- WRITTEN TASK
Omit all pictures and give the records below again exactly as written.

┌─ DATA SHOWN

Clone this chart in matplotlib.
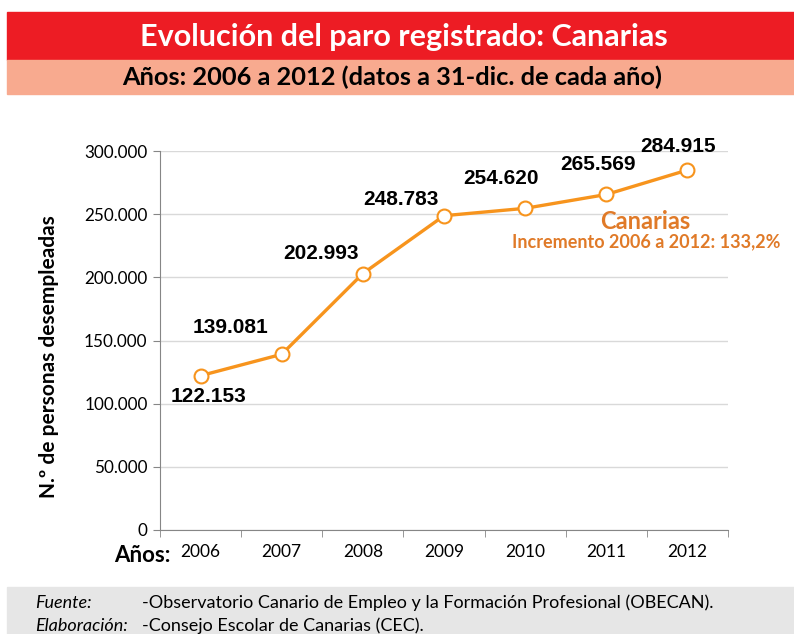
import matplotlib
matplotlib.use("Agg")
import matplotlib.pyplot as plt
from matplotlib.patches import Rectangle

# datos: paro registrado en Canarias a 31-dic.
years = ["2006", "2007", "2008", "2009", "2010", "2011", "2012"]
parados = [122153, 139081, 202993, 248783, 254620, 265569, 284915]
labels = ["122.153", "139.081", "202.993", "248.783", "254.620", "265.569", "284.915"]
yticks = [0, 50000, 100000, 150000, 200000, 250000, 300000]
yticklabels = ["0", "50.000", "100.000", "150.000", "200.000", "250.000", "300.000"]

# label offsets in pixels (dx, dy)
offsets = [(8, -21), (-51, 27), (-42, 20), (-43, 16), (-24, 30), (-8, 30), (-9, 24)]

LINE = "#F7941D"
TXT_OR = "#E07A28"
W, H = 794, 634

fig = plt.figure(figsize=(W / 100, H / 100), dpi=100)
FONT = ["Lato", "DejaVu Sans"]


def box(x0, y0, x1, y1, color):
    fig.patches.append(Rectangle((x0 / W, 1 - y1 / H), (x1 - x0) / W, (y1 - y0) / H,
                                 transform=fig.transFigure, color=color, zorder=0))


box(7, 12, 794, 60, "#ED1C24")
box(7, 60, 794, 94, "#F8AA8F")
box(7, 587, 794, 634, "#E6E6E6")

fig.text(404 / W, 1 - 37 / H, "Evolución del paro registrado: Canarias", color="white",
         fontsize=22, fontweight="bold", family=FONT, ha="center", va="center")
fig.text(392 / W, 1 - 77 / H, "Años: 2006 a 2012 (datos a 31-dic. de cada año)", color="black",
         fontsize=18.3, fontweight="bold", family=FONT, ha="center", va="center")

ax = fig.add_axes([160 / W, 1 - 530 / H, (728 - 160) / W, (530 - 151) / H])
x = list(range(len(years)))
ax.plot(x, parados, "-o", color=LINE, lw=2.4, ms=10, mfc="white", mec=LINE, mew=1.5,
        zorder=5, clip_on=False)
for xi, yi, lab, (dx, dy) in zip(x, parados, labels, offsets):
    ax.annotate(lab, (xi, yi), textcoords="offset pixels", xytext=(dx, dy), ha="center",
                va="center", fontsize=15, fontweight="bold", family="Liberation Sans")

ax.set_xlim(-0.5, 6.5)
ax.set_ylim(0, 300000)
ax.set_yticks(yticks)
ax.set_yticklabels(yticklabels, family=FONT, fontsize=12.3)
ax.set_xticks(x)
ax.set_xticklabels(years, family=FONT, fontsize=12.5)
ax.set_xticks([i - 0.5 for i in range(len(years) + 1)], minor=True)
ax.tick_params(axis="x", which="major", length=0, pad=10)
ax.tick_params(axis="x", which="minor", length=5, direction="out", color="#868686")
ax.tick_params(axis="y", length=5, color="#868686", pad=4)
ax.grid(True, axis="y", color="#D9D9D9", lw=1)
ax.set_axisbelow(True)
for s in ["top", "right"]:
    ax.spines[s].set_visible(False)
for s in ["left", "bottom"]:
    ax.spines[s].set_color("#868686")
ax.set_ylabel("N.º de personas desempleadas", fontsize=15, fontweight="bold", family=FONT)
ax.yaxis.set_label_coords(-101 / (728 - 160), (530 - 357) / (530 - 151))

fig.text(142 / W, 1 - 555 / H, "Años:", fontsize=16, fontweight="bold", family=FONT,
         ha="center", va="center")

fig.text(645 / W, 1 - 221 / H, "Canarias", color=TXT_OR, fontsize=17, fontweight="bold",
         family=FONT, ha="center", va="center")
fig.text(646 / W, 1 - 242 / H, "Incremento 2006 a 2012: 133,2%", color=TXT_OR, fontsize=13,
         fontweight="bold", family=FONT, ha="center", va="center")

fig.text(35 / W, 1 - 603 / H, "Fuente:", fontsize=13, style="italic", family=FONT, va="center")
fig.text(142 / W, 1 - 603 / H,
         "-Observatorio Canario de Empleo y la Formación Profesional (OBECAN).",
         fontsize=13, family=FONT, va="center")
fig.text(35 / W, 1 - 626 / H, "Elaboración:", fontsize=13, style="italic", family=FONT, va="center")
fig.text(142 / W, 1 - 626 / H, "-Consejo Escolar de Canarias (CEC).", fontsize=13, family=FONT,
         va="center")

fig.savefig("out.png", dpi=100)
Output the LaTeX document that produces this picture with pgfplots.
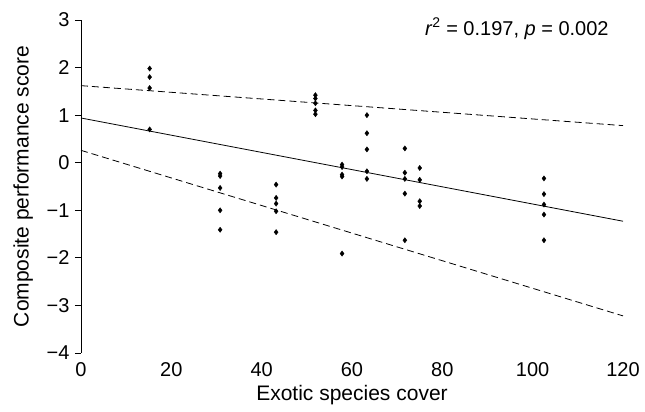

└─

- REPLY
Clone this chart in matplotlib.
import matplotlib
matplotlib.use("Agg")
import matplotlib.pyplot as plt
from matplotlib.patches import Rectangle

# datos: paro registrado en Canarias a 31-dic.
years = ["2006", "2007", "2008", "2009", "2010", "2011", "2012"]
parados = [122153, 139081, 202993, 248783, 254620, 265569, 284915]
labels = ["122.153", "139.081", "202.993", "248.783", "254.620", "265.569", "284.915"]
yticks = [0, 50000, 100000, 150000, 200000, 250000, 300000]
yticklabels = ["0", "50.000", "100.000", "150.000", "200.000", "250.000", "300.000"]

# label offsets in pixels (dx, dy)
offsets = [(8, -21), (-51, 27), (-42, 20), (-43, 16), (-24, 30), (-8, 30), (-9, 24)]

LINE = "#F7941D"
TXT_OR = "#E07A28"
W, H = 794, 634

fig = plt.figure(figsize=(W / 100, H / 100), dpi=100)
FONT = ["Lato", "DejaVu Sans"]


def box(x0, y0, x1, y1, color):
    fig.patches.append(Rectangle((x0 / W, 1 - y1 / H), (x1 - x0) / W, (y1 - y0) / H,
                                 transform=fig.transFigure, color=color, zorder=0))


box(7, 12, 794, 60, "#ED1C24")
box(7, 60, 794, 94, "#F8AA8F")
box(7, 587, 794, 634, "#E6E6E6")

fig.text(404 / W, 1 - 37 / H, "Evolución del paro registrado: Canarias", color="white",
         fontsize=22, fontweight="bold", family=FONT, ha="center", va="center")
fig.text(392 / W, 1 - 77 / H, "Años: 2006 a 2012 (datos a 31-dic. de cada año)", color="black",
         fontsize=18.3, fontweight="bold", family=FONT, ha="center", va="center")

ax = fig.add_axes([160 / W, 1 - 530 / H, (728 - 160) / W, (530 - 151) / H])
x = list(range(len(years)))
ax.plot(x, parados, "-o", color=LINE, lw=2.4, ms=10, mfc="white", mec=LINE, mew=1.5,
        zorder=5, clip_on=False)
for xi, yi, lab, (dx, dy) in zip(x, parados, labels, offsets):
    ax.annotate(lab, (xi, yi), textcoords="offset pixels", xytext=(dx, dy), ha="center",
                va="center", fontsize=15, fontweight="bold", family="Liberation Sans")

ax.set_xlim(-0.5, 6.5)
ax.set_ylim(0, 300000)
ax.set_yticks(yticks)
ax.set_yticklabels(yticklabels, family=FONT, fontsize=12.3)
ax.set_xticks(x)
ax.set_xticklabels(years, family=FONT, fontsize=12.5)
ax.set_xticks([i - 0.5 for i in range(len(years) + 1)], minor=True)
ax.tick_params(axis="x", which="major", length=0, pad=10)
ax.tick_params(axis="x", which="minor", length=5, direction="out", color="#868686")
ax.tick_params(axis="y", length=5, color="#868686", pad=4)
ax.grid(True, axis="y", color="#D9D9D9", lw=1)
ax.set_axisbelow(True)
for s in ["top", "right"]:
    ax.spines[s].set_visible(False)
for s in ["left", "bottom"]:
    ax.spines[s].set_color("#868686")
ax.set_ylabel("N.º de personas desempleadas", fontsize=15, fontweight="bold", family=FONT)
ax.yaxis.set_label_coords(-101 / (728 - 160), (530 - 357) / (530 - 151))

fig.text(142 / W, 1 - 555 / H, "Años:", fontsize=16, fontweight="bold", family=FONT,
         ha="center", va="center")

fig.text(645 / W, 1 - 221 / H, "Canarias", color=TXT_OR, fontsize=17, fontweight="bold",
         family=FONT, ha="center", va="center")
fig.text(646 / W, 1 - 242 / H, "Incremento 2006 a 2012: 133,2%", color=TXT_OR, fontsize=13,
         fontweight="bold", family=FONT, ha="center", va="center")

fig.text(35 / W, 1 - 603 / H, "Fuente:", fontsize=13, style="italic", family=FONT, va="center")
fig.text(142 / W, 1 - 603 / H,
         "-Observatorio Canario de Empleo y la Formación Profesional (OBECAN).",
         fontsize=13, family=FONT, va="center")
fig.text(35 / W, 1 - 626 / H, "Elaboración:", fontsize=13, style="italic", family=FONT, va="center")
fig.text(142 / W, 1 - 626 / H, "-Consejo Escolar de Canarias (CEC).", fontsize=13, family=FONT,
         va="center")

fig.savefig("out.png", dpi=100)
Output the LaTeX document that produces this picture with pgfplots.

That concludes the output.